You already know that cold weather isn’t the best for your car, but what about the effects of the cold on your other electronics? What about moisture and humidity?
These are great questions, and that’s why we’re planning on answering them in today’s blog!
First off, here are some rather staggering, but maybe in retrospect unsurprising, statistics:
When it’s 0°, as it often gets down to in winter here in Bloomfield Hills, your car battery actually loses 60% of its power! And even when it’s 32°, your car battery has lost about 35% of its power. Yeah, you’ve probably experienced that if you’ve had trouble starting your car up so far this year, but there’s also the danger of your battery dying on the road.
There’s not much you can do about Mother Nature, but there are steps you can take to prevent this problem. First off, get your battery checked before the worst of this winter hits (or maybe it’s already hit Fingers crossed!)
While you’re at it, a complete vehicle maintenance check, especially changing and rotating tires, is a really great idea to do both pre-winter and during winter. But car batteries are one thing it’s easy for us to forget about, since they only need to be replaced on average every 3 to 5 years.
Is that time coming up for you?
(Biyearly or so car maintenance checks are much like HVAC maintenance checks in that way…that most people forget about them unless they’re on a scheduled program with us!)
But what about other warning signs that cold weather is damaging your battery? Well, not only having trouble starting your car, but hearing a weird clicking noise when you turn the ignition, is a definite sign. Also, check if your headlights dim when your car is in idle, then get brighter once you start. If so, that’s the beginning of a dead battery!
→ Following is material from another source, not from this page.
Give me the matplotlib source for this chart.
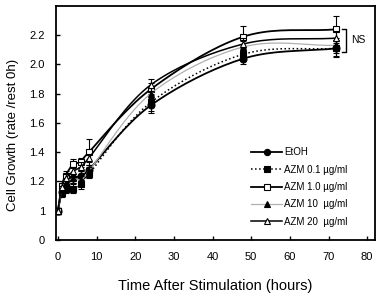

So it’s pretty self-evident that your car is in danger from the cold…But what about other electronics? Let’s say the power goes out in your house, and it gets down to freezing temperatures. Do you have to worry about your computer, your TV, electronic appliances, etc.?
Or the more likely scenario, if you leave your phone or laptop outside or in your car, and it’s exposed to subzero temps, will that ruin it?
Luckily – most likely, no.
Although the manual may say not to expose the phone or laptop to below-freezing temperatures, it’s very unlikely that the electronic components would suffer long-term damage. It gets cold here, but it’s not Siberia, after all! Although, again, if we’re talking battery-powered devices, those will quickly lose their efficiency. Very cold temperatures also make LCD screens function more slowly (but seeing as you’re not using the device at this time, that doesn’t really matter).
As you probably already know, it’s way more dangerous for electronics to be exposed to very hot temperatures. In fact, the CPU (Central Processing Unit; the brain) of a computer works better in cold temperatures, which is why you may have heard of giant computer banks being kept quite cool!
Overall, if you just accidentally left your computer in the trunk of your car for the night, you probably don’t need to worry. One thing that can happen, though, is that when you take the device back, warm air hits the cold device, which means condensation and moisture. Uh-oh.
There’s an easy fix for this, though: just don’t turn the device on right away when you bring it inside to warm up. Leave it off and just sitting there for about 4 hours, which should give any condensation time to evaporate.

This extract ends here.